Kathy Murphy, a seventh-grade math teacher in Worchester, MA, often has both students and parents question her about the value of her group work assignments. It’s only after presenting them with the challenge of explaining what they already know to a peer that they see the value of collaboration. “Even the kid who thinks they are the top student can learn something from the other students,” Murphy told Edutopia.

Few problems in the real world are solved by a single individual, and teaching through collaboration in the classroom presents a number of benefits that will stay with students long after they graduate.

Researchers at Pearson teamed up with the Partnership for 21st Century Learning to lay out just what makes teaching students how to collaborate such a vital skill to learn. Students who learn how to productively work in a team setting not only strengthen communication, task management, and conflict resolution skills, but are more likely to thrive in the job market. Whether it’s peer-to-peer or in a group of several students, the success of collaborative learning largely depends on the direction of the teacher to foster good teamwork strategies and productive behaviors.

Both group formation and role assignment have shown to be important factors in enhancing the success of collaborative learning assignments in the classroom. Smaller, heterogeneous groups tend to yield higher success rates and while students may prefer to self-select their own groups, these can be more difficult to manage and teacher-assigned groups tend to offer a more level playing field. As certain tasks will require different strengths, grouping students into teams where each student can utilize a skill encourages teamwork. Assigning specific roles to students in each group such as a moderator, helps students to feel more comfortable with participating and prompts collaborative behavior.

"If I know a kid is particularly going to struggle with some construction aspect, they’re going to be balanced with somebody that isn’t as challenged by the construction aspect,” said Shannon Hammond, a University Park ninth-, eleventh-, and twelfth-grade teacher.

As far as encouraging a familiarity with working in a collaborative setting, helping students to get comfortable with the process through introductory activities can be helpful. For example, Murphy uses a warm-up exercise in which she has her students line up by their street address, saying only their house number.
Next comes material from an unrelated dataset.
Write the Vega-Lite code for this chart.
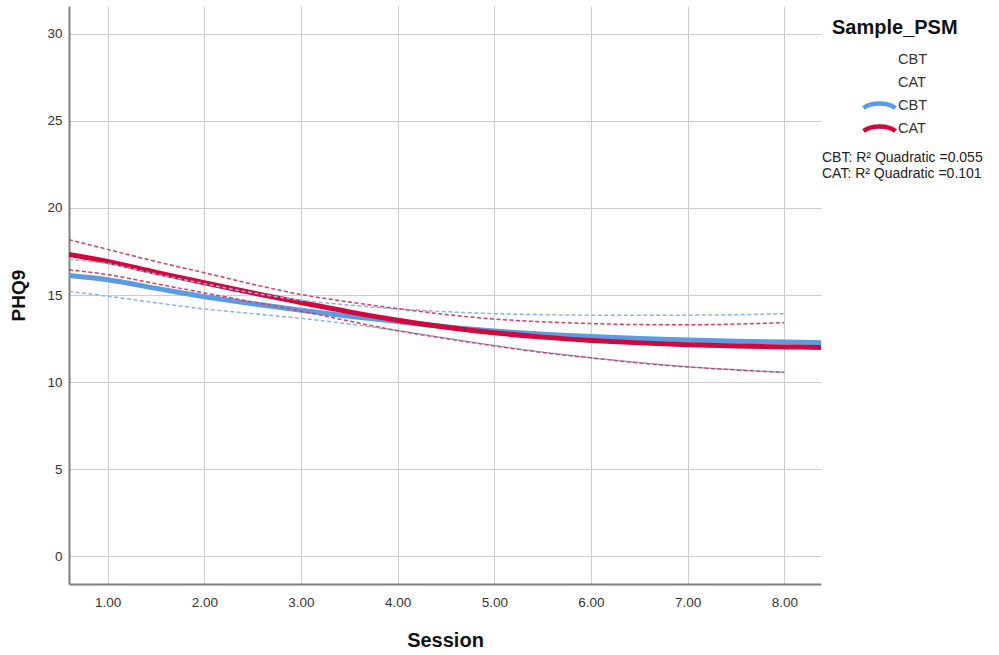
{
  "$schema": "https://vega.github.io/schema/vega-lite/v6.json",
  "width": 752,
  "height": 578,
  "autosize": {"type": "none"},
  "padding": {"left": 69, "top": 6, "right": 178, "bottom": 71},
  "background": "white",
  "config": {
    "view": {"stroke": null},
    "font": "Liberation Sans",
    "axis": {
      "grid": true,
      "gridColor": "#cdcdcd",
      "gridWidth": 1,
      "domainColor": "#808080",
      "domainWidth": 2,
      "ticks": false,
      "tickSize": 0,
      "labelFont": "Liberation Sans",
      "labelFontSize": 13.5,
      "labelColor": "#333333",
      "titleFont": "Liberation Sans",
      "titleFontSize": 19,
      "titleFontWeight": "bold",
      "titleColor": "#111111"
    }
  },
  "datasets": {
    "fit": [
      {"series": "CBT", "session": 0.6, "phq9": 16.12},
      {"series": "CBT", "session": 1.0, "phq9": 15.88},
      {"series": "CBT", "session": 1.5, "phq9": 15.38},
      {"series": "CBT", "session": 2.0, "phq9": 14.9},
      {"series": "CBT", "session": 2.5, "phq9": 14.5},
      {"series": "CBT", "session": 3.0, "phq9": 14.12},
      {"series": "CBT", "session": 3.5, "phq9": 13.78},
      {"series": "CBT", "session": 4.0, "phq9": 13.47},
      {"series": "CBT", "session": 4.5, "phq9": 13.18},
      {"series": "CBT", "session": 5.0, "phq9": 12.93},
      {"series": "CBT", "session": 5.5, "phq9": 12.75},
      {"series": "CBT", "session": 6.0, "phq9": 12.61},
      {"series": "CBT", "session": 6.5, "phq9": 12.5},
      {"series": "CBT", "session": 7.0, "phq9": 12.42},
      {"series": "CBT", "session": 7.5, "phq9": 12.35},
      {"series": "CBT", "session": 8.0, "phq9": 12.3},
      {"series": "CBT", "session": 8.38, "phq9": 12.26},
      {"series": "CAT", "session": 0.6, "phq9": 17.33},
      {"series": "CAT", "session": 1.0, "phq9": 16.93},
      {"series": "CAT", "session": 1.5, "phq9": 16.3},
      {"series": "CAT", "session": 2.0, "phq9": 15.7},
      {"series": "CAT", "session": 2.5, "phq9": 15.12},
      {"series": "CAT", "session": 3.0, "phq9": 14.57},
      {"series": "CAT", "session": 3.5, "phq9": 14.03},
      {"series": "CAT", "session": 4.0, "phq9": 13.55},
      {"series": "CAT", "session": 4.5, "phq9": 13.15},
      {"series": "CAT", "session": 5.0, "phq9": 12.83},
      {"series": "CAT", "session": 5.5, "phq9": 12.58},
      {"series": "CAT", "session": 6.0, "phq9": 12.39},
      {"series": "CAT", "session": 6.5, "phq9": 12.25},
      {"series": "CAT", "session": 7.0, "phq9": 12.14},
      {"series": "CAT", "session": 7.5, "phq9": 12.07},
      {"series": "CAT", "session": 8.0, "phq9": 12.02},
      {"series": "CAT", "session": 8.38, "phq9": 11.99}
    ],
    "ci": [
      {"group": "CBT", "bound": "upper", "session": 0.6, "phq9": 17.05},
      {"group": "CBT", "bound": "upper", "session": 1.0, "phq9": 16.8},
      {"group": "CBT", "bound": "upper", "session": 1.5, "phq9": 16.2},
      {"group": "CBT", "bound": "upper", "session": 2.0, "phq9": 15.65},
      {"group": "CBT", "bound": "upper", "session": 2.5, "phq9": 15.12},
      {"group": "CBT", "bound": "upper", "session": 3.0, "phq9": 14.7},
      {"group": "CBT", "bound": "upper", "session": 3.5, "phq9": 14.42},
      {"group": "CBT", "bound": "upper", "session": 4.0, "phq9": 14.2},
      {"group": "CBT", "bound": "upper", "session": 4.5, "phq9": 14.04},
      {"group": "CBT", "bound": "upper", "session": 5.0, "phq9": 13.93},
      {"group": "CBT", "bound": "upper", "session": 5.5, "phq9": 13.87},
      {"group": "CBT", "bound": "upper", "session": 6.0, "phq9": 13.84},
      {"group": "CBT", "bound": "upper", "session": 6.5, "phq9": 13.83},
      {"group": "CBT", "bound": "upper", "session": 7.0, "phq9": 13.84},
      {"group": "CBT", "bound": "upper", "session": 7.5, "phq9": 13.87},
      {"group": "CBT", "bound": "upper", "session": 8.0, "phq9": 13.93},
      {"group": "CBT", "bound": "lower", "session": 0.6, "phq9": 15.21},
      {"group": "CBT", "bound": "lower", "session": 1.0, "phq9": 14.93},
      {"group": "CBT", "bound": "lower", "session": 1.5, "phq9": 14.55},
      {"group": "CBT", "bound": "lower", "session": 2.0, "phq9": 14.2},
      {"group": "CBT", "bound": "lower", "session": 2.5, "phq9": 13.93},
      {"group": "CBT", "bound": "lower", "session": 3.0, "phq9": 13.66},
      {"group": "CBT", "bound": "lower", "session": 3.5, "phq9": 13.33},
      {"group": "CBT", "bound": "lower", "session": 4.0, "phq9": 12.96},
      {"group": "CBT", "bound": "lower", "session": 4.5, "phq9": 12.52},
      {"group": "CBT", "bound": "lower", "session": 5.0, "phq9": 12.1},
      {"group": "CBT", "bound": "lower", "session": 5.5, "phq9": 11.72},
      {"group": "CBT", "bound": "lower", "session": 6.0, "phq9": 11.4},
      {"group": "CBT", "bound": "lower", "session": 6.5, "phq9": 11.12},
      {"group": "CBT", "bound": "lower", "session": 7.0, "phq9": 10.88},
      {"group": "CBT", "bound": "lower", "session": 7.5, "phq9": 10.7},
      {"group": "CBT", "bound": "lower", "session": 8.0, "phq9": 10.55},
      {"group": "CAT", "bound": "upper", "session": 0.6, "phq9": 18.18},
      {"group": "CAT", "bound": "upper", "session": 1.0, "phq9": 17.62},
      {"group": "CAT", "bound": "upper", "session": 1.5, "phq9": 16.92},
      {"group": "CAT", "bound": "upper", "session": 2.0, "phq9": 16.28},
      {"group": "CAT", "bound": "upper", "session": 2.5, "phq9": 15.62},
      {"group": "CAT", "bound": "upper", "session": 3.0, "phq9": 15.03},
      {"group": "CAT", "bound": "upper", "session": 3.5, "phq9": 14.6},
      {"group": "CAT", "bound": "upper", "session": 4.0, "phq9": 14.22},
      {"group": "CAT", "bound": "upper", "session": 4.5, "phq9": 13.88},
      {"group": "CAT", "bound": "upper", "session": 5.0, "phq9": 13.62},
      {"group": "CAT", "bound": "upper", "session": 5.5, "phq9": 13.46},
      {"group": "CAT", "bound": "upper", "session": 6.0, "phq9": 13.36},
      {"group": "CAT", "bound": "upper", "session": 6.5, "phq9": 13.3},
      {"group": "CAT", "bound": "upper", "session": 7.0, "phq9": 13.29},
      {"group": "CAT", "bound": "upper", "session": 7.5, "phq9": 13.33},
      {"group": "CAT", "bound": "upper", "session": 8.0, "phq9": 13.41},
      {"group": "CAT", "bound": "lower", "session": 0.6, "phq9": 16.45},
      {"group": "CAT", "bound": "lower", "session": 1.0, "phq9": 16.17},
      {"group": "CAT", "bound": "lower", "session": 1.5, "phq9": 15.65},
      {"group": "CAT", "bound": "lower", "session": 2.0, "phq9": 15.12},
      {"group": "CAT", "bound": "lower", "session": 2.5, "phq9": 14.6},
      {"group": "CAT", "bound": "lower", "session": 3.0, "phq9": 14.08},
      {"group": "CAT", "bound": "lower", "session": 3.5, "phq9": 13.5},
      {"group": "CAT", "bound": "lower", "session": 4.0, "phq9": 12.95},
      {"group": "CAT", "bound": "lower", "session": 4.5, "phq9": 12.5},
      {"group": "CAT", "bound": "lower", "session": 5.0, "phq9": 12.08},
      {"group": "CAT", "bound": "lower", "session": 5.5, "phq9": 11.7},
      {"group": "CAT", "bound": "lower", "session": 6.0, "phq9": 11.39},
      {"group": "CAT", "bound": "lower", "session": 6.5, "phq9": 11.1},
      {"group": "CAT", "bound": "lower", "session": 7.0, "phq9": 10.87},
      {"group": "CAT", "bound": "lower", "session": 7.5, "phq9": 10.7},
      {"group": "CAT", "bound": "lower", "session": 8.0, "phq9": 10.56}
    ],
    "r2": [
      {"fit": "CBT: R² Quadratic =0.055"},
      {"fit": "CAT: R² Quadratic =0.101"}
    ]
  },
  "layer": [
    {
      "data": {"name": "fit"},
      "mark": {"type": "line", "strokeWidth": 5, "interpolate": "monotone", "clip": true},
      "encoding": {
        "x": {
          "field": "session",
          "type": "quantitative",
          "scale": {"domain": [0.6, 8.38], "nice": false, "zero": false},
          "axis": {
            "values": [1, 2, 3, 4, 5, 6, 7, 8],
            "format": ".2f",
            "labelPadding": 11,
            "title": "Session",
            "titleFontSize": 20,
            "titlePadding": 22
          }
        },
        "y": {
          "field": "phq9",
          "type": "quantitative",
          "scale": {"domain": [-1.6, 31.6], "nice": false, "zero": false},
          "axis": {
            "values": [0, 5, 10, 15, 20, 25, 30],
            "labelPadding": 7,
            "title": "PHQ9",
            "titlePadding": 18
          }
        },
        "color": {
          "field": "series",
          "type": "nominal",
          "scale": {
            "domain": ["CBT ", "CAT ", "CBT", "CAT"],
            "range": ["transparent", "transparent", "#5a9be1", "#d2073b"]
          },
          "legend": {
            "title": "Sample_PSM",
            "orient": "none",
            "legendX": 763,
            "legendY": 12,
            "titleFontSize": 20,
            "titleFontWeight": "bold",
            "titleColor": "#111111",
            "titleFont": "Liberation Sans",
            "titlePadding": 14,
            "labelFont": "Liberation Sans",
            "labelFontSize": 14.5,
            "labelColor": "#333333",
            "symbolType": "M-3.2,0.5 C-1.6,-0.7 1.6,-0.7 3.2,0.5",
            "symbolSize": 100,
            "symbolStrokeWidth": 4.5,
            "symbolFillColor": "transparent",
            "symbolOffset": 40,
            "labelOffset": 11,
            "rowPadding": 0
          }
        }
      }
    },
    {
      "data": {"name": "ci"},
      "mark": {"type": "line", "strokeWidth": 1.5, "strokeDash": [4, 2.5], "interpolate": "monotone", "clip": true},
      "encoding": {
        "x": {"field": "session", "type": "quantitative"},
        "y": {"field": "phq9", "type": "quantitative"},
        "detail": {"field": "bound", "type": "nominal"},
        "stroke": {
          "field": "group",
          "type": "nominal",
          "scale": {"domain": ["CBT", "CAT"], "range": ["#86b4ea", "#d83a60"]},
          "legend": null
        }
      }
    },
    {
      "data": {"name": "r2"},
      "mark": {"type": "point", "opacity": 0},
      "encoding": {
        "shape": {
          "field": "fit",
          "type": "nominal",
          "sort": null,
          "legend": {
            "title": null,
            "orient": "none",
            "legendX": 739,
            "legendY": 145,
            "symbolSize": 0,
            "symbolOffset": 0,
            "labelOffset": 0,
            "labelFont": "Liberation Sans",
            "labelFontSize": 14,
            "labelColor": "#222222",
            "rowPadding": 2,
            "labelLimit": 300
          }
        }
      }
    }
  ]
}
The exercise helps demonstrate that when they talk and listen to one another a goal can be accomplished more quickly. For all collaborative teamwork tasks, it’s important that the assignment’s demands are designed to students’ skill levels with task management, conflict resolution, and communication taken into consideration.

While the educator should of course monitor and assess the collaborative work of each team, peer feedback should be taken into account. Using peer evaluation through defined levels or scales of collaboration to provide constructive feedback can lead to student improvement.

Through constructive and well-defined collaborative learning tasks, teachers not only help students refine already learned skills, but teach them the value of accepting the contributions of others. It’s an educational tool that gives real-world weight to the old saying “two heads are better than one.”